The core represents the center of the diaper. It includes a top sheet, the thin layer that touches baby’s butt and works as something of a magic mirror, allowing liquid to pass through but minimizing it from coming back out. Underneath that is the acquisition layer, which is where the real science kicks in: this layer absorbs urine and redistributes it into the diaper, creating that droopy mass, in what is typically referred to as an absorbent core. Within the core, a complex interaction of chemicals occurs, that is specifically designed to keep babies dry and pee off the carpet. It’s also what creates those handy blue lines that indicate that a diaper is wet.
“The gel is made up of Super Absorbent Polymers (SAPs). When dry, the SAPs are small granules that look like table sugar.

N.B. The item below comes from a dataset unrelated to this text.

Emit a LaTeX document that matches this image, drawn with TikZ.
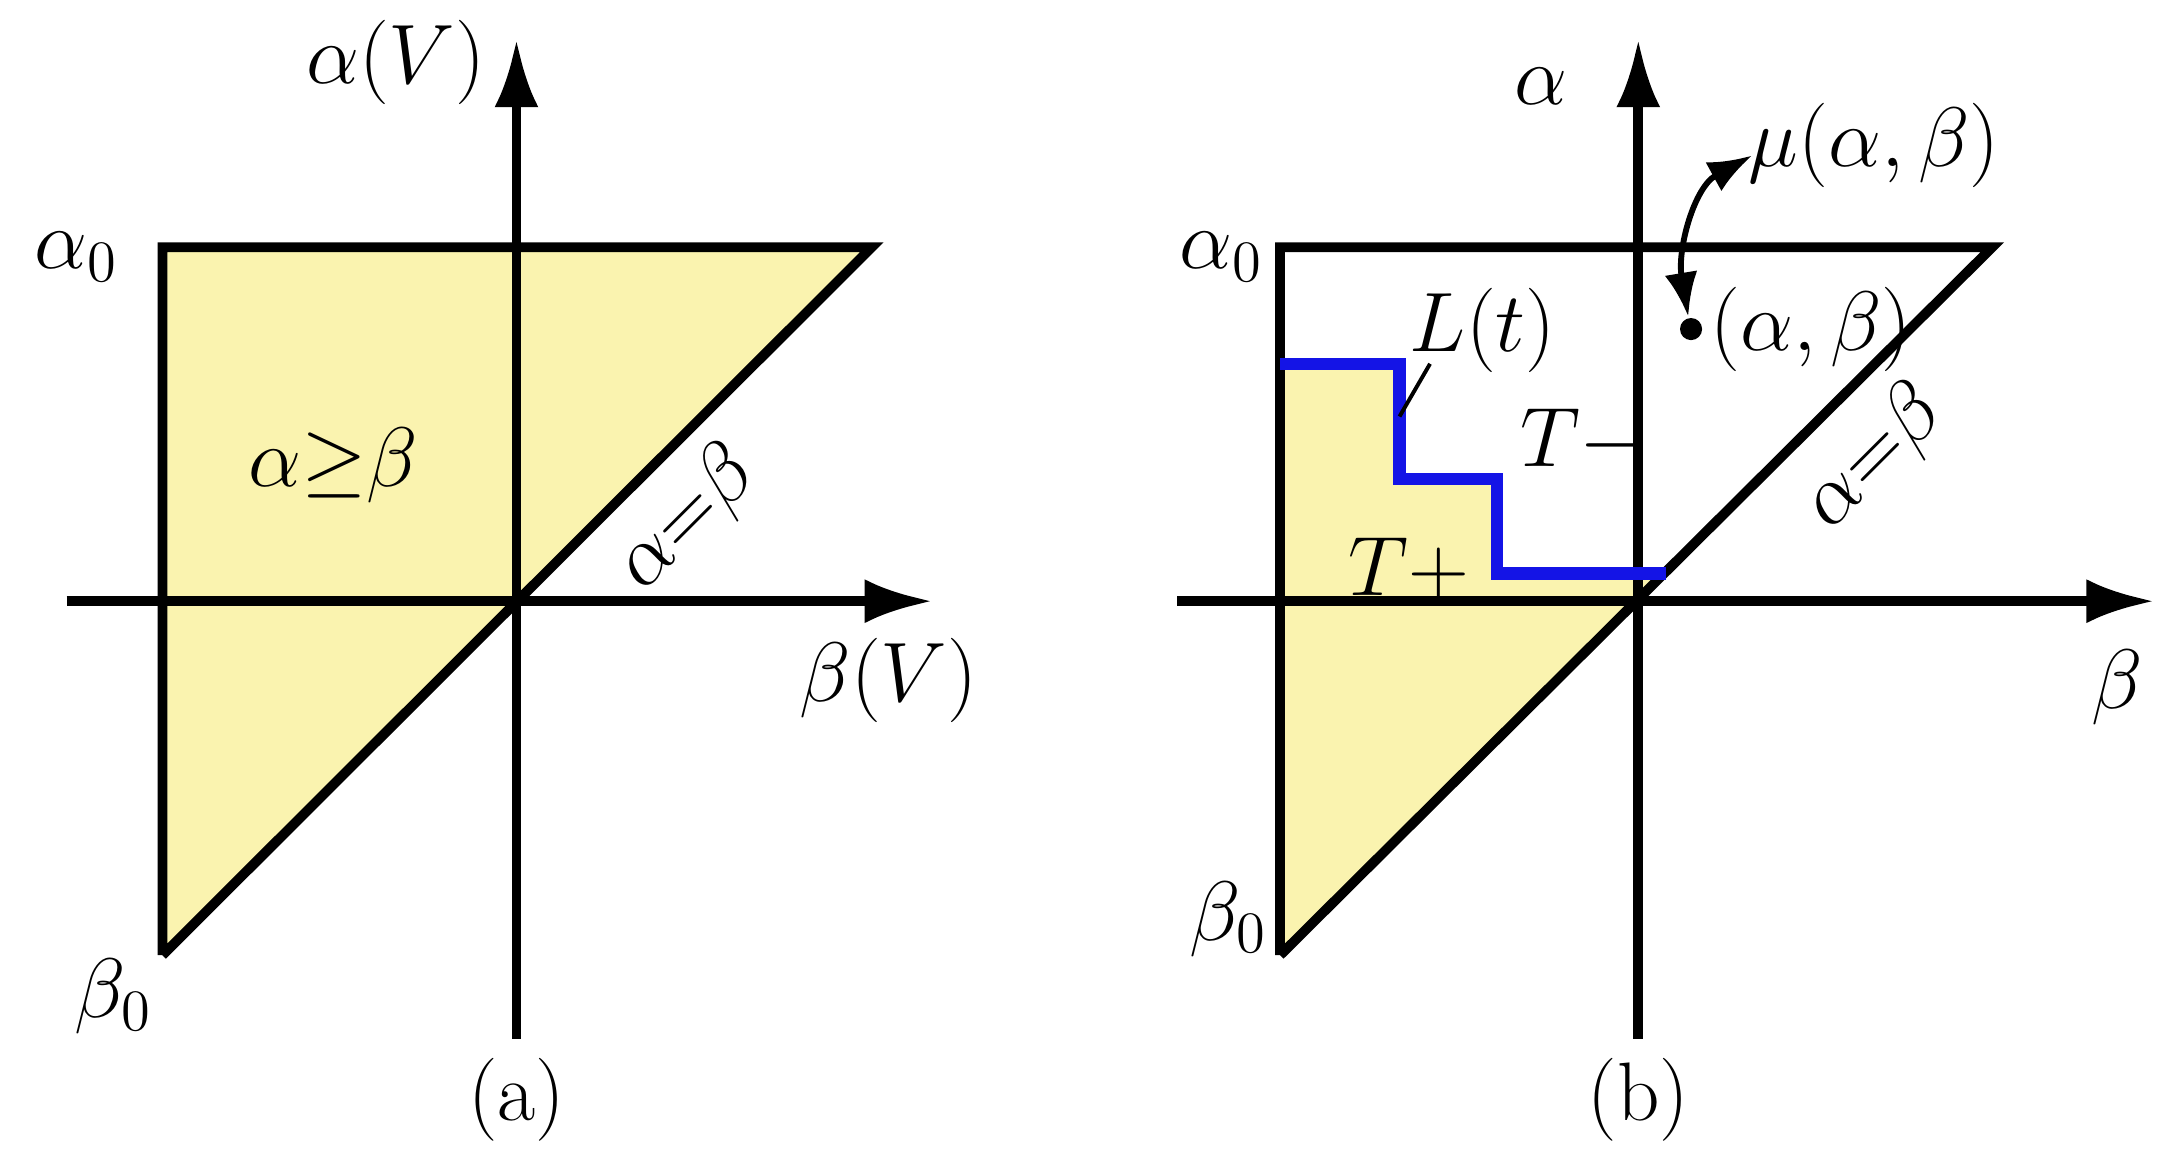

When the diaper is wet, it turns blue because of a change in pH-balance and become a durable gel that locks liquid away to help avoid rewet and keep baby dry,” says Sara Giovanni, a scientist at Pampers. “The core can retain up to 30 times its weight in liquid, locking it away to help prevent wetness from coming back to the surface of the diaper and help keep babies drier.”
Meanwhile, the chassis serves myriad functions, each specifically designed to prevent disasters. The backsheet — that polyethylene layer on the outside — is what keeps absorbed liquids at bay while still allowing air to flow through. And the closures — or fasteners — form a complex machine that does more than just keep the diaper on.
“The closures are created with baby’s every move in mind and from soft, breathable materials that move with the baby as he plays and sleeps each day,” says Giovanni. “The closures consist of elastics that are stretchy to provide flexibility and improved fit, paired with simple adhesives, tucked away from baby’s skin, to keep materials in place and ensure diaper content stays inside.”
Even the frills on the legs feature dual functionality: they help the baby stay mobile and comfortable while preventing chafing, and also help prevent leakage as long as they are adjusted accordingly.
“When a diaper fits well, it should appear straight and equally proportioned on your baby, and that includes leg cuffs. When positioned correctly, the leg cuffs can help prevent leakage – however, when the cuffs are tucked inside of the diaper, this is actually a common cause of leakage,” says Giovanni. “To perfectly position the diaper and cuffs, wrap the diaper neatly around your baby’s legs and bottom. After putting on the diaper, run your fingers around these edges to make sure the cuffs are pulled out.”
To the untrained eye, the changes that occur with different types of diapers as a child grows are simply changes in mass: As the kid grows, the diaper gets bigger. In fact, there’s a lot more to a diaper’s sizing and than simply getting bigger.
“We know that as baby grows, it’s important to find the perfect fit in a diaper to avoid leaks and ensure comfort,” says Giovanni. “That’s why different diapers have different and unique features and are available in different sizes.”
It’s the little alterations that make all the difference: A groove cut out in swaddling-age children’s diapers to prevent irritating the remnants of the umbilical cord. Looser cuffs and waist for older children who are running but potty not trained. Some companies even develop different diapers for premature children.
Which is all to say, whether parents opt for bamboo-based organic diapers, the offerings of Big Diaper, or something in between, there’s a lot more going on inside those little packages than a place for baby to do their business.